Murray will be using the autoanalyzer to examine the nutritional characteristics of tropical cloud forest fruits, part of his continuing investigation into the interactions of fruit-eating birds and their food plants at Monteverde, Costa Rica.  He will be studying the correspondence between energy-intensive stages in the life-histories of birds--for example, nesting and migration--and the nutritional composition of fruits available over the year.  Fruit-eating birds in the temperate zone time their migration to coincide with the peak availability of fruits, but such data are unavailable for tropical forests, where an even greater proportion of birds feed on fruits.  He notes that the new information will add to the understanding of the complex interactions upon which tropical ecosystems depend and perhaps allow predictions of how the interactions might be altered by climate change.  Murray is also planning to use the instrument in a collaborative project with scientists at 18 other institutions on the impacts of invasive plant species on rates of leaf decomposition and nutrient cycling over much of the eastern and midwestern U.S.

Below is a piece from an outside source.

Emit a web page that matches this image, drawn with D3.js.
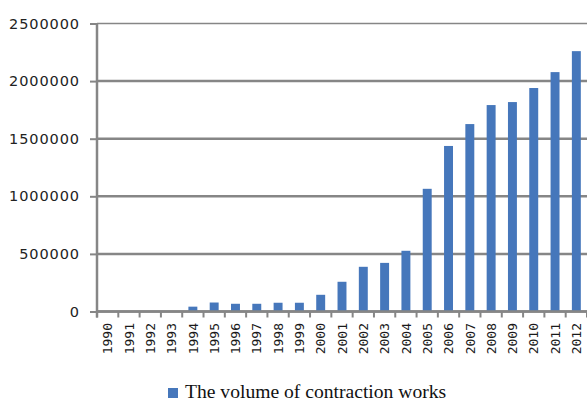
<!DOCTYPE html>
<html>
<head>
<meta charset="utf-8">
<script src="https://cdn.jsdelivr.net/npm/d3@7"></script>
<style>
  body { margin: 0; background: #fff; }
  svg { display: block; }
</style>
</head>
<body>
<div id="chart"></div>
<script>
// Data
const years = ["1990", "1991", "1992", "1993", "1994", "1995", "1996", "1997", "1998", "1999",
    "2000", "2001", "2002", "2003", "2004", "2005", "2006", "2007", "2008", "2009", "2010", "2011", "2012"];
const volumes = [0, 0, 0, 0, 42000, 78000, 67000, 67000, 76000, 76000,
    145000, 258000, 388000, 422000, 527000, 1065000, 1437000, 1627000, 1792000, 1818000, 1940000, 2078000, 2260000];
const yTicks = [0, 500000, 1000000, 1500000, 2000000, 2500000];
const seriesName = "The volume of contraction works";

const width = 587, height = 401;
const plotLeft = 97, plotRight = 587, plotTop = 23.5, plotBottom = 311.5;
const gray = "#868686";
const blue = "#4677bb";

const svg = d3.select("#chart").append("svg")
    .attr("width", width)
    .attr("height", height);

const x = d3.scaleBand()
    .domain(years)
    .range([plotLeft, plotRight])
    .paddingInner(0.58)
    .paddingOuter(0.29);

const y = d3.scaleLinear()
    .domain([0, 2500000])
    .range([plotBottom, plotTop]);

// gridlines
svg.append("g")
    .selectAll("line")
    .data(yTicks)
    .join("line")
    .attr("x1", plotLeft)
    .attr("x2", plotRight)
    .attr("y1", d => y(d))
    .attr("y2", d => y(d))
    .attr("stroke", gray)
    .attr("stroke-width", d => d === 2500000 ? 1.5 : 2.5);

// y axis
const yAxis = svg.append("g")
    .attr("transform", `translate(${plotLeft},0)`)
    .call(d3.axisLeft(y).tickValues(yTicks).tickSize(7).tickPadding(10).tickFormat(d3.format("d")));
yAxis.select(".domain").remove();
yAxis.selectAll(".tick line").attr("stroke", gray).attr("stroke-width", 2);
yAxis.selectAll(".tick text")
    .attr("fill", "#222")
    .style("font-family", "'DejaVu Sans', Verdana, sans-serif")
    .style("font-size", "14.5px")
    .style("letter-spacing", "0.9px");

svg.append("line")
    .attr("x1", plotLeft).attr("x2", plotLeft)
    .attr("y1", plotTop - 0.5).attr("y2", plotBottom + 6)
    .attr("stroke", gray)
    .attr("stroke-width", 2.5);

// bars
svg.append("g")
    .selectAll("rect")
    .data(years.map((yr, i) => ({ year: yr, value: volumes[i] })))
    .join("rect")
    .attr("x", d => x(d.year))
    .attr("y", d => y(d.value))
    .attr("width", x.bandwidth())
    .attr("height", d => y(0) - y(d.value))
    .attr("fill", blue);

// x axis baseline, ticks between categories, and labels
const step = x.step();
const boundaries = years.map(yr => x(yr) - step * x.paddingInner() / 2);
boundaries.push(plotRight);

const xg = svg.append("g");
xg.append("line")
    .attr("x1", plotLeft).attr("x2", plotRight)
    .attr("y1", plotBottom).attr("y2", plotBottom)
    .attr("stroke", gray)
    .attr("stroke-width", 2.5);
xg.selectAll("line.tick")
    .data(boundaries)
    .join("line")
    .attr("class", "tick")
    .attr("x1", d => d).attr("x2", d => d)
    .attr("y1", plotBottom).attr("y2", plotBottom + 6)
    .attr("stroke", gray)
    .attr("stroke-width", 2);

xg.selectAll("text")
    .data(years)
    .join("text")
    .attr("transform", d => `translate(${x(d) + x.bandwidth() / 2 + 4.7},${plotBottom + 11.5}) rotate(-90)`)
    .attr("text-anchor", "end")
    .attr("fill", "#1a1a1a")
    .style("font-family", "'DejaVu Sans Mono', monospace")
    .style("font-size", "13px")
    .text(d => d);

// legend
const legend = svg.append("g").attr("transform", "translate(168,388)");
legend.append("rect")
    .attr("width", 10)
    .attr("height", 10)
    .attr("fill", blue);
legend.append("text")
    .attr("x", 17)
    .attr("y", 10)
    .attr("fill", "#111")
    .style("font-family", "'Liberation Serif', 'Times New Roman', serif")
    .style("font-size", "19.6px")
    .text(seriesName);
</script>
</body>
</html>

Peaslee will use both the scanning electron microscope and the autoanalyzer in his continuing study of the Lake Macatawa Watershed, seeking to provide data to assist in efforts to remediate the watershed, especially by reducing phosphorous contamination.  His project will focus on determining the origins of polluted sediments in the lake that are currently considered as coming from "non-point" sources.  The new instruments, he said, will be able to identify qualities that will allow researchers to specify where within the watershed the materials originated, the better to enable steps to be taken to prevent such run-off.  He hopes to develop a model that researchers concerned with other watersheds can also use.

Remillard will be using the scanning electron microscope to study superconducting components that have been manufactured by companies that develop superconducting electronics for wireless telecommunications.  One goal is to reveal the quality of the fabrication of the materials used in the components so that the researchers can assess the relationship between the quality and how well the materials perform.

The NSF grant for the scanning electron microscope and autoanalyzer has been funded through the federal economic stimulus package, the "American Recovery and Reinvestment Act" (ARRA) of 2009.